* _SHORT EXERCISE_
Every line that holds the string "this" is to be identified and copied.

* _DATA PROVIDED_
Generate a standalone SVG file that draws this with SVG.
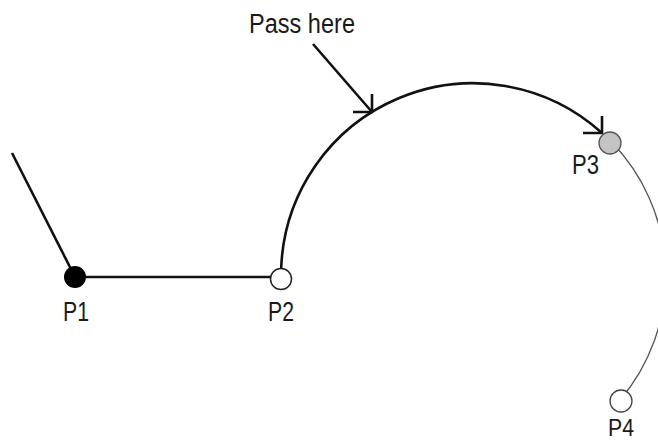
---
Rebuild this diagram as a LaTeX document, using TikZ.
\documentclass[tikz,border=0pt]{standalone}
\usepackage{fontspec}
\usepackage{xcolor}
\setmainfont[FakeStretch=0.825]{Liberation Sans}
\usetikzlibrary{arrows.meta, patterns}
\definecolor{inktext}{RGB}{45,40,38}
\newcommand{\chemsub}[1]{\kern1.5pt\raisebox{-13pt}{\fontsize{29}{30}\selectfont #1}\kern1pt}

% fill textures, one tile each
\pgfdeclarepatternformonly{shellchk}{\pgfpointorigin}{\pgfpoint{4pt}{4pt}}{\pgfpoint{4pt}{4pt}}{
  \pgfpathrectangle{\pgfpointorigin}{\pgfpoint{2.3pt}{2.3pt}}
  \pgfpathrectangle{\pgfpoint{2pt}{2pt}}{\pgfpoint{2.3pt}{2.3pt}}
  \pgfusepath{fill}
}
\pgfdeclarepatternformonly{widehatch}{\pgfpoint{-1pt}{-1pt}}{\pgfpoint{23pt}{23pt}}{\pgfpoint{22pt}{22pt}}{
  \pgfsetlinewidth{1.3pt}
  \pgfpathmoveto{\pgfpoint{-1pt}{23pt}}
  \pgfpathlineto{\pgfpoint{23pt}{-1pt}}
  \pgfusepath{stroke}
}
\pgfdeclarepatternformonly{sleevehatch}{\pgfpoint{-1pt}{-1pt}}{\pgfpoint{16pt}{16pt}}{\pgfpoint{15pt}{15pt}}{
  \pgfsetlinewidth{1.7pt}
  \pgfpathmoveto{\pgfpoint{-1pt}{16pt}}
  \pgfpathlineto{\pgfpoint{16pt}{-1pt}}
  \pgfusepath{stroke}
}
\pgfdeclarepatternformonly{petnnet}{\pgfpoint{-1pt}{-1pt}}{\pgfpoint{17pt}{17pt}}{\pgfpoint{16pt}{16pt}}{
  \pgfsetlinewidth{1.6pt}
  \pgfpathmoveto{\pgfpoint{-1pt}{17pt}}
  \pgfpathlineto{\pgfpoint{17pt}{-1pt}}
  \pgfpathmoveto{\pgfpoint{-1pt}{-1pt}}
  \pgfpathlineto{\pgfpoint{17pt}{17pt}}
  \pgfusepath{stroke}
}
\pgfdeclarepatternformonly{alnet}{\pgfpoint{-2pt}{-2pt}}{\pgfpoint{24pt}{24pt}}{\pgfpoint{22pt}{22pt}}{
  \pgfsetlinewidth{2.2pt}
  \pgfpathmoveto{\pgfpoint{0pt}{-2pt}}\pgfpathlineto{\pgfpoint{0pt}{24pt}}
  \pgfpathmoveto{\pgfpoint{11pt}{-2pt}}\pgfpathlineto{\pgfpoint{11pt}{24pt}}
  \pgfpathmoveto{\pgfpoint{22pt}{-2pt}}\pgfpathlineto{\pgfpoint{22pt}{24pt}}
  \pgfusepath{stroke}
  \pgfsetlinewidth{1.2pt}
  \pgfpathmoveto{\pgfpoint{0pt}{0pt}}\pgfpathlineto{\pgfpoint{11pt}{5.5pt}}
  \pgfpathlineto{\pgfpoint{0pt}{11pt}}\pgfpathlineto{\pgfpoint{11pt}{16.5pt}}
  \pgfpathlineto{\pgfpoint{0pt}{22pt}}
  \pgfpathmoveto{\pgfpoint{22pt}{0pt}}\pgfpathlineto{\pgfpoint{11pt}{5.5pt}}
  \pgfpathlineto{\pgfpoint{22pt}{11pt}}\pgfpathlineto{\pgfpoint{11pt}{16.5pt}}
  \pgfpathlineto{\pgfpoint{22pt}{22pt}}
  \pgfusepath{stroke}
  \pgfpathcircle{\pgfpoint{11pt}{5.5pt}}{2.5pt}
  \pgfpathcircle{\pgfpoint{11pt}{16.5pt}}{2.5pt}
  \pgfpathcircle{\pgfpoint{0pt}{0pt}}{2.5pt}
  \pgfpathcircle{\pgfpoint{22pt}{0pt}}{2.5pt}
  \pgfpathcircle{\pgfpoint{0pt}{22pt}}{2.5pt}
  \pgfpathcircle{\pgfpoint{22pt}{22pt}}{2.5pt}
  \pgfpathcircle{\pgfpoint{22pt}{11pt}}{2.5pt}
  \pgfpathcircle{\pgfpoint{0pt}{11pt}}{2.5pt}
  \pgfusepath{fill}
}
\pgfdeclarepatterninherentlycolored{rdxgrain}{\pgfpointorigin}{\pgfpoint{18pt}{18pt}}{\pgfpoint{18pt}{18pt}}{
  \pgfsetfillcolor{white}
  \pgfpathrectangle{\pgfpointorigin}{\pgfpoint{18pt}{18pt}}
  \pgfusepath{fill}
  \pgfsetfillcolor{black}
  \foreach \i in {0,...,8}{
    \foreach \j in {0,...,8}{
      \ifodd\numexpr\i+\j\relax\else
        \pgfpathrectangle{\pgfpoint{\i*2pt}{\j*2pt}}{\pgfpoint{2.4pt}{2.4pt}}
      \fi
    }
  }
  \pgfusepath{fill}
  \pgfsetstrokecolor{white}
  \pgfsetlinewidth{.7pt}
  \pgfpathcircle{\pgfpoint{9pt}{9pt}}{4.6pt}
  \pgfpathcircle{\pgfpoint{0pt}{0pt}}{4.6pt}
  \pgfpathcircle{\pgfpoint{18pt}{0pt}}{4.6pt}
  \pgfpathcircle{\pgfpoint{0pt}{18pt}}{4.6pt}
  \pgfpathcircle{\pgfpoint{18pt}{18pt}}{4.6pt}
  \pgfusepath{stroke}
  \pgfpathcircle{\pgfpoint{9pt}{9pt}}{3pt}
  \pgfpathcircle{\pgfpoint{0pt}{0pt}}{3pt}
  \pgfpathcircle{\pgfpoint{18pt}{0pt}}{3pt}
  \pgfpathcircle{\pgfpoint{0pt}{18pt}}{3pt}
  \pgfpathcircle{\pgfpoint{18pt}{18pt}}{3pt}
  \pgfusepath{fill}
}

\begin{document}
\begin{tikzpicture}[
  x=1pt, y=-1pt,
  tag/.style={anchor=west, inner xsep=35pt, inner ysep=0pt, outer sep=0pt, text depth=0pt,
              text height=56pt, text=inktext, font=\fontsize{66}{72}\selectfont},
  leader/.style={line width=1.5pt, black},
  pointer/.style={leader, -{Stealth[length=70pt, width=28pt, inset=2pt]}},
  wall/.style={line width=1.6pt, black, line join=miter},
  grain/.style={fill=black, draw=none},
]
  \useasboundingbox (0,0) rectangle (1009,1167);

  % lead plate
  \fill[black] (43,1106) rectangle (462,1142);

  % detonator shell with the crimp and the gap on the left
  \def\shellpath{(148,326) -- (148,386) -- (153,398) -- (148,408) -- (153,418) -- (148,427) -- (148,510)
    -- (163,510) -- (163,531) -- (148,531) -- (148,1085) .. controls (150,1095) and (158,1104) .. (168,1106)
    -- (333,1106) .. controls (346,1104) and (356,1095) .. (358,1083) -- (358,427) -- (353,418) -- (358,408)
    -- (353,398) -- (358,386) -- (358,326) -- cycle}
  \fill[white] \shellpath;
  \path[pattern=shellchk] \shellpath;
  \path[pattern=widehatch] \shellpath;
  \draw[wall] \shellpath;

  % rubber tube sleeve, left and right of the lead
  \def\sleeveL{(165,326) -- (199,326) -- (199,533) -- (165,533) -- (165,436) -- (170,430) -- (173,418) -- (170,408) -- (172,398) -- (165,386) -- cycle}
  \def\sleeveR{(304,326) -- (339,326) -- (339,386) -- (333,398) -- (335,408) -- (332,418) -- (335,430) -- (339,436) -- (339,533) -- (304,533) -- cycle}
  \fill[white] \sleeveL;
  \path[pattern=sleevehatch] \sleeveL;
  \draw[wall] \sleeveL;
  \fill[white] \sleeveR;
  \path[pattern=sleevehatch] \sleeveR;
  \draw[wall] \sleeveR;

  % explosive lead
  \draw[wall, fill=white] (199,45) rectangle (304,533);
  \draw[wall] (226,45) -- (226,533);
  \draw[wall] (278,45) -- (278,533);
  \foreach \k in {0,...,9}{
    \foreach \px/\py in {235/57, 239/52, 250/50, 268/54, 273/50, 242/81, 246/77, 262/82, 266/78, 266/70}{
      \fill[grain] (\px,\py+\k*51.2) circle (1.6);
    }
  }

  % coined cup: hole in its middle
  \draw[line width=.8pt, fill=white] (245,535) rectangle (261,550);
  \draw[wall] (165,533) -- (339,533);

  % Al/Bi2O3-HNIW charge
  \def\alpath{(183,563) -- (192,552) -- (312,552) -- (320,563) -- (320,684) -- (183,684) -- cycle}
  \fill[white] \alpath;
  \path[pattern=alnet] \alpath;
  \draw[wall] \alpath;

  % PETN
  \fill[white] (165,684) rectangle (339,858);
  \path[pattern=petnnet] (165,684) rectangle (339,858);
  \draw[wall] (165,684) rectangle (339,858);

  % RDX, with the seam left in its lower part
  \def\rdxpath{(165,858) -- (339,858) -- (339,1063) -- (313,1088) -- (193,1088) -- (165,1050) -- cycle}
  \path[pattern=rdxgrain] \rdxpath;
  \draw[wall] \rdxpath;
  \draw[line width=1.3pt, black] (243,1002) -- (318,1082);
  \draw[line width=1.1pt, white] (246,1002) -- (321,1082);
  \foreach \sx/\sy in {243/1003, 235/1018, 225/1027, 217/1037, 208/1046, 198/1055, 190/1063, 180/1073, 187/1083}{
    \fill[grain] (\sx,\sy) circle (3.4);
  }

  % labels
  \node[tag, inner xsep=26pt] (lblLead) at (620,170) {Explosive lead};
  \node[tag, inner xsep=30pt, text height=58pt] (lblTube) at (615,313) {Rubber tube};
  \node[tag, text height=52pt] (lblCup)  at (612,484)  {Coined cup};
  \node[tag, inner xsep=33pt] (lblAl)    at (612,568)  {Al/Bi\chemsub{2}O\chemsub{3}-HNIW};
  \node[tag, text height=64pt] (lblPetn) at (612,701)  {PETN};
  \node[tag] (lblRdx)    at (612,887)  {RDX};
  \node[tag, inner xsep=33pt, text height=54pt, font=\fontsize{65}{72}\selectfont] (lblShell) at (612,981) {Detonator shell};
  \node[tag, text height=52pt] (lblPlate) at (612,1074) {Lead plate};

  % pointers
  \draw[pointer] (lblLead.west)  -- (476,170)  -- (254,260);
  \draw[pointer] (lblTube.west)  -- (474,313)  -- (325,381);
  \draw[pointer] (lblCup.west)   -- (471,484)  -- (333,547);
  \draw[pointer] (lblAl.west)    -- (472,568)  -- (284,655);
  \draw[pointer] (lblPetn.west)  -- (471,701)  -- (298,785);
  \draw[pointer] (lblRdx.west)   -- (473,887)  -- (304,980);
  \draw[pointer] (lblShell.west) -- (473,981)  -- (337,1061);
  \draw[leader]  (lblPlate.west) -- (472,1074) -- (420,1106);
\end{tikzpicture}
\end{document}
==
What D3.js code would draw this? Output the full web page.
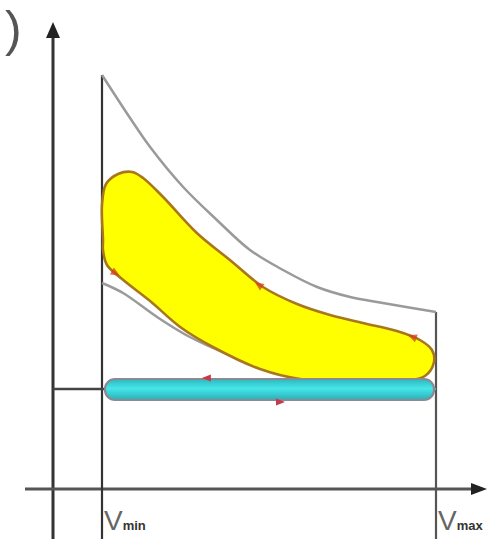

* _EXERCISE SOLUTION_
Generate a standalone SVG file that draws this with SVG.
Rebuild this diagram as a LaTeX document, using TikZ.
What D3.js code would draw this? Output the full web page.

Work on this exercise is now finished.